MGMT-990*     Econometrics Methods     
This course covers selected topics in the empirical methods of cross-section and panel data analysis. Various econometric techniques are discussed in workshop format to help students interpret and critically evaluate empirical evidence. Emphasis is placed on practical aspects and application. (Crossed with MGMT-890*). Winter. O. Ivus

MGMT-991*     Research Design     
This course provides an in-depth critical analysis of a number of important research approaches. The emphasis of the course is on the development and implementation of several research projects representing various research design and data collection considerations. The objective is to provide advanced doctoral students actual experience with design, implementation and analysis of data.

MGMT-992*     Management Research Topics     
Specialized topics in management research will be covered. The subject matter will vary from year to year depending on the interests of the faculty.

MGMT-993*     Teaching and Learning in Management and Business     
Introduce graduate students to effective teaching techniques. These include traditional classroom-based teaching, case methods, and research seminars. Effective job talks and career management issues will be covered. Classes require active participation by all students; in addition, opportunities to teach will be provided, followed by peer and professor feedback. This is a 3.0 credit unit course. This course is graded on a Pass/Fail basis.

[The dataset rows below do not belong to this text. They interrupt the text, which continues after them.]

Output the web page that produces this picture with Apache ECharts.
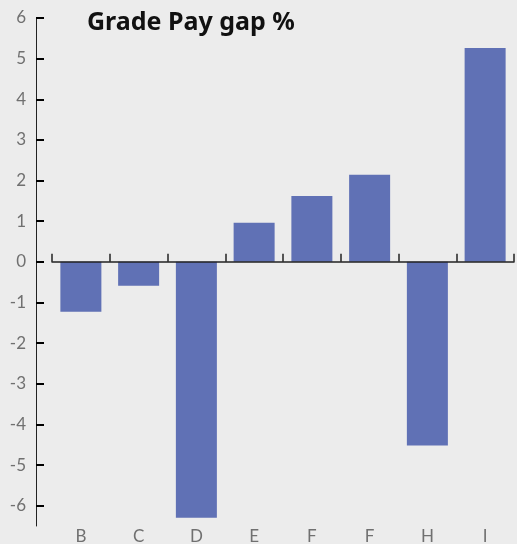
<!DOCTYPE html>
<html>
<head>
<meta charset="utf-8">
<script src="https://cdn.jsdelivr.net/npm/echarts@6/dist/echarts.min.js"></script>
<style>
  html, body { margin: 0; padding: 0; background: #ececec; }
  #chart { width: 517px; height: 544px; }
</style>
</head>
<body>
<div id="chart"></div>
<script>
const categories = ['B', 'C', 'D', 'E', 'F', 'F', 'H', 'I']
const gapValues = [-1.23, -0.59, -6.3, 0.96, 1.62, 2.14, -4.52, 5.26]
const yTicks = [-6, -5, -4, -3, -2, -1, 0, 1, 2, 3, 4, 5, 6]

const chart = echarts.init(document.getElementById('chart'))

const option = {
  backgroundColor: '#ececec',
  animation: false,
  title: {
    text: 'Grade Pay gap %',
    left: 82,
    top: 5,
    textStyle: {
      fontFamily: 'Noto Sans',
      fontWeight: 'bold',
      fontSize: 25,
      color: '#111'
    }
  },
  grid: { left: 52, right: 3, top: 18, bottom: 18, outerBoundsMode: 'none' },
  xAxis: [{
    type: 'category',
    data: categories,
    axisLine: { show: true, onZero: true, lineStyle: { color: '#222', width: 1.5 } },
    axisTick: { show: true, inside: true, alignWithLabel: false, interval: 0, length: 8, lineStyle: { color: '#222', width: 1.5 } },
    axisLabel: { show: false },
    z: 5
  }, {
    type: 'category',
    data: categories,
    position: 'bottom',
    axisLine: { show: false, onZero: false },
    axisTick: { show: false },
    axisLabel: { margin: 2, color: '#707070', fontFamily: 'Lato', fontSize: 17 }
  }],
  yAxis: {
    type: 'value',
    min: -6.5,
    max: 6,
    offset: 16,
    splitLine: { show: false },
    axisLine: { show: true, lineStyle: { color: '#222' } },
    axisTick: { show: true, inside: true, length: 8, customValues: yTicks, lineStyle: { color: '#000', width: 2 } },
    axisLabel: { customValues: yTicks, margin: 10, color: '#707070', fontFamily: 'Lato', fontSize: 17 }
  },
  series: [{
    type: 'bar',
    data: gapValues,
    barWidth: '71%',
    itemStyle: { color: '#6071b5' }
  }]
}

chart.setOption(option)
</script>
</body>
</html>
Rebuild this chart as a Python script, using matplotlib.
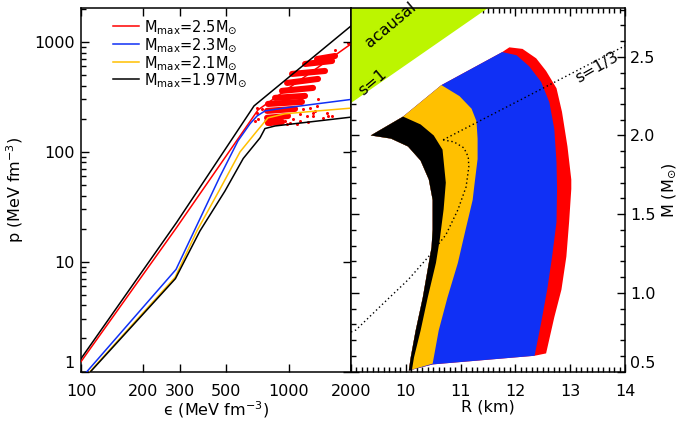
import matplotlib
matplotlib.use("Agg")
import matplotlib.pyplot as plt
import numpy as np

plt.rcParams['font.family'] = ['DejaVu Sans']
plt.rcParams['mathtext.fontset'] = 'dejavusans'

RED = '#ff0000'
BLUE = '#1030f5'
YEL = '#ffc000'
BLK = '#000000'
GRN = '#bcf500'

# ---------------- left panel: EOS lines (energy density, pressure) -------------
eps_black_hi = [100, 289, 682, 2000]
p_black_hi = [1.31, 22.8, 262, 1400]
eps_red = [100, 289, 713, 2000]
p_red = [1.23, 20.5, 241, 960]
eps_blue = [100, 287, 468, 571, 652, 705, 771, 961, 2000]
p_blue = [0.865, 8.5, 60, 126, 180, 212, 236, 251, 300]
eps_yel = [100, 284, 362, 462, 584, 705, 796, 961, 1387, 2000]
p_yel = [0.81, 7.2, 19.1, 44, 100, 155, 204, 222, 236, 250]
eps_black_lo = [100, 285, 374, 494, 605, 729, 770, 861, 1387, 2000]
p_black_lo = [0.80, 7.0, 19, 44, 87, 134, 163, 172, 191, 207]

# dense red bands of EOS points (start / end of each band)
band_eps0 = [1372, 1201, 1040, 984, 930, 861, 796, 788, 788, 796]
band_p0 = [700, 631, 512, 424, 359, 310, 273, 236, 204, 183]
band_eps1 = [1675, 1621, 1499, 1387, 1312, 1201, 1161, 1075, 994, 930]
band_p1 = [746, 672, 545, 461, 382, 323, 285, 246, 212, 187]

# scattered red points
dot_eps = [1675, 1935, 1387, 1372, 1269, 1175, 1342, 1136, 1228, 1312, 1467, 1051,
           1136, 1242, 961, 1099, 880, 770, 713, 705, 745, 1621, 1550, 1312, 1016,
           1136, 984, 833, 705, 690, 788, 815, 1533]
dot_p = [846, 979, 303, 262, 251, 246, 236, 222, 212, 212, 204, 200,
         191, 187, 191, 180, 183, 191, 200, 226, 246, 212, 212, 226, 183,
         285, 180, 191, 251, 191, 212, 180, 226]

legend_labels = [r'M$_{\rm max}$=2.5M$_{\odot}$', r'M$_{\rm max}$=2.3M$_{\odot}$',
                 r'M$_{\rm max}$=2.1M$_{\odot}$', r'M$_{\rm max}$=1.97M$_{\odot}$']

# ---------------- right panel: mass-radius bands ----------------
R_left = [10.055, 10.09, 10.18, 10.31, 10.42, 10.47, 10.49, 10.49, 10.49, 10.42, 10.27, 10.04, 9.73, 9.36]
M_left = [0.506, 0.59, 0.76, 0.97, 1.19, 1.29, 1.40, 1.47, 1.59, 1.72, 1.84, 1.93, 1.98, 2.00]

R_top = [9.95, 10.65, 11.76]
M_top = [2.12, 2.32, 2.53]

R_black = [9.95, 10.27, 10.51, 10.67, 10.73, 10.69, 10.62, 10.55, 10.40, 10.27, 10.15, 10.11]
M_black = [2.12, 2.07, 2.00, 1.91, 1.70, 1.53, 1.34, 1.19, 0.97, 0.76, 0.59, 0.506]
R_yel = [10.65, 10.98, 11.2, 11.29, 11.31, 11.31, 11.25, 11.22, 11.09, 10.95, 10.76, 10.60, 10.49]
M_yel = [2.32, 2.25, 2.17, 2.09, 1.98, 1.85, 1.68, 1.59, 1.40, 1.19, 0.97, 0.76, 0.55]
R_blue = [11.76, 12.02, 12.25, 12.47, 12.62, 12.71, 12.75, 12.76, 12.75, 12.67, 12.58, 12.47, 12.35]
M_blue = [2.53, 2.51, 2.44, 2.34, 2.21, 2.04, 1.83, 1.66, 1.45, 1.23, 1.02, 0.81, 0.60]
R_red = [11.76, 11.89, 12.13, 12.38, 12.56, 12.75, 12.85, 12.95, 13.02, 13.02, 12.98, 12.93, 12.84, 12.71, 12.56, 12.35]
M_red = [2.53, 2.56, 2.55, 2.49, 2.41, 2.30, 2.15, 1.93, 1.72, 1.66, 1.45, 1.23, 1.02, 0.845, 0.615, 0.60]
R_bottom = [10.49]
M_bottom = [0.545]

R_acausal = [9.0, 9.0, 11.5]
M_acausal = [2.207, 2.81, 2.81]

R_s13 = [9.0, 9.09, 9.60, 10.04, 10.41, 10.73, 10.95, 11.10, 11.15, 11.14, 11.06, 10.88, 10.68]
M_s13 = [0.751, 0.764, 0.936, 1.082, 1.228, 1.368, 1.527, 1.673, 1.800, 1.864, 1.921, 1.959, 1.972]
R_s13_line = [10.68, 14.0]
M_s13_line = [1.972, 2.57]

fig = plt.figure(figsize=(6.78, 4.24), dpi=100)
axL = fig.add_axes([81/678, 52.5/424, 270/678, 363.5/424])
axR = fig.add_axes([351/678, 52.5/424, 274/678, 363.5/424])

FS = 11.5

# ---- left ----
for e0, p0, e1, p1 in zip(band_eps0, band_p0, band_eps1, band_p1):
    axL.plot([e0, e1], [p0, p1], color=RED, lw=4.4, solid_capstyle='round', zorder=1)
axL.plot(dot_eps, dot_p, 'o', color=RED, ms=2.2, mec='none', zorder=1)

lr, = axL.plot(eps_red, p_red, color=RED, lw=1.1, zorder=3)
lb, = axL.plot(eps_blue, p_blue, color=BLUE, lw=1.1, zorder=3)
ly, = axL.plot(eps_yel, p_yel, color=YEL, lw=1.1, zorder=3)
lk, = axL.plot(eps_black_lo, p_black_lo, color=BLK, lw=1.1, zorder=3)
axL.plot(eps_black_hi, p_black_hi, color=BLK, lw=1.1, zorder=3)

axL.set_xscale('log')
axL.set_yscale('log')
axL.set_xlim(100, 2000)
axL.set_ylim(1, 2040)
xt = [100, 200, 300, 500, 1000, 2000]
axL.set_xticks(xt, [str(v) for v in xt])
axL.xaxis.set_minor_locator(matplotlib.ticker.NullLocator())
yt = [1, 10, 100, 1000]
axL.set_yticks(yt, [str(v) for v in yt])
axL.yaxis.set_minor_locator(matplotlib.ticker.LogLocator(base=10, subs=np.arange(2, 10)))
axL.yaxis.set_minor_formatter(matplotlib.ticker.NullFormatter())
axL.tick_params(which='both', direction='in', top=True, right=True, labelsize=FS, width=1.0)
axL.tick_params(which='major', length=6)
axL.tick_params(which='minor', length=3.5, right=False)
axL.tick_params(axis='x', pad=9)
axL.tick_params(axis='y', pad=4.5)
axL.set_xlabel(r'ϵ (MeV fm$^{-3}$)', fontsize=FS, labelpad=0)
axL.set_ylabel(r'p (MeV fm$^{-3}$)', fontsize=FS, labelpad=6)
for lbl in axL.get_yticklabels():
    if lbl.get_text() == '1':
        lbl.set_verticalalignment('bottom')

leg = axL.legend([lr, lb, ly, lk], legend_labels, loc='upper left',
                 bbox_to_anchor=(0.118, 0.972), frameon=False, fontsize=10.5,
                 handlelength=1.8, handletextpad=0.35, labelspacing=-0.02,
                 borderpad=0, borderaxespad=0)

# ---- right ----
def poly(Rr, Mr):
    Rs = list(R_left) + list(R_top) + list(Rr)
    Ms = list(M_left) + list(M_top) + list(Mr)
    return Rs, Ms

Rs, Ms = poly(R_red[1:], M_red[1:])
Rs += R_bottom; Ms += M_bottom
axR.fill(Rs, Ms, color=RED, lw=0, zorder=1)
Rs, Ms = poly(R_blue[1:], M_blue[1:])
Rs += R_bottom; Ms += M_bottom
axR.fill(Rs, Ms, color=BLUE, lw=0, zorder=2)
Rs = list(R_left) + list(R_top[:2]) + list(R_yel[1:])
Ms = list(M_left) + list(M_top[:2]) + list(M_yel[1:])
axR.fill(Rs, Ms, color=YEL, lw=0, zorder=3)
Rs = list(R_left) + list(R_black)
Ms = list(M_left) + list(M_black)
axR.fill(Rs, Ms, color=BLK, lw=0, zorder=4)

axR.fill(R_acausal, M_acausal, color=GRN, lw=0, zorder=2)

axR.plot(R_s13, M_s13, color='k', lw=1.0, ls=(0, (1, 2)), zorder=5)
axR.plot(R_s13_line, M_s13_line, color='k', lw=1.0, ls=(0, (1, 2)), zorder=5)

axR.text(9.73, 2.70, 'acausal', rotation=40, fontsize=FS, ha='center', va='center',
         clip_on=False, zorder=6)
axR.text(9.40, 2.34, 's=1', rotation=40, fontsize=FS, ha='center', va='center', zorder=6)
axR.text(13.49, 2.43, 's=1/3', rotation=30, fontsize=FS, ha='center', va='center', zorder=6)

axR.set_xlim(9, 14)
axR.set_ylim(0.5, 2.81)
axR.set_xticks([9, 10, 11, 12, 13, 14], ['', '10', '11', '12', '13', '14'])
axR.xaxis.set_minor_locator(matplotlib.ticker.MultipleLocator(0.1))
axR.set_yticks([0.5, 1.0, 1.5, 2.0, 2.5], ['0.5', '1.0', '1.5', '2.0', '2.5'])
axR.yaxis.set_minor_locator(matplotlib.ticker.MultipleLocator(0.1))
axR.yaxis.tick_right()
axR.yaxis.set_label_position('right')
axR.tick_params(which='both', direction='in', top=True, left=True, right=True,
                labelleft=False, labelright=True, labelsize=FS, width=1.0)
axR.tick_params(which='major', length=6)
axR.tick_params(which='minor', length=3.5)
axR.tick_params(axis='x', pad=9)
axR.tick_params(axis='y', pad=3.5)
axR.set_xlabel('R (km)', fontsize=FS, labelpad=0)
axR.set_ylabel(r'M (M$_{\odot}$)', fontsize=FS, labelpad=3, rotation=90)
for lbl in axR.get_yticklabels():
    if lbl.get_text() == '0.5':
        lbl.set_verticalalignment('bottom')

for ax in (axL, axR):
    for s in ax.spines.values():
        s.set_linewidth(1.1)

fig.savefig('out.png', dpi=100)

MGMT-999     Ph.D. Thesis    

OTHER COURSES: In addition to courses offered in the School of Business, graduate courses of related Programs within the University may be used to form or complement a student's individual program of study. By way of example, students electing a field in managerial economics will take some course work in the Department of Economics in preparation for their comprehensive field examination. Similar opportunities exist with respect to other fields of specialization.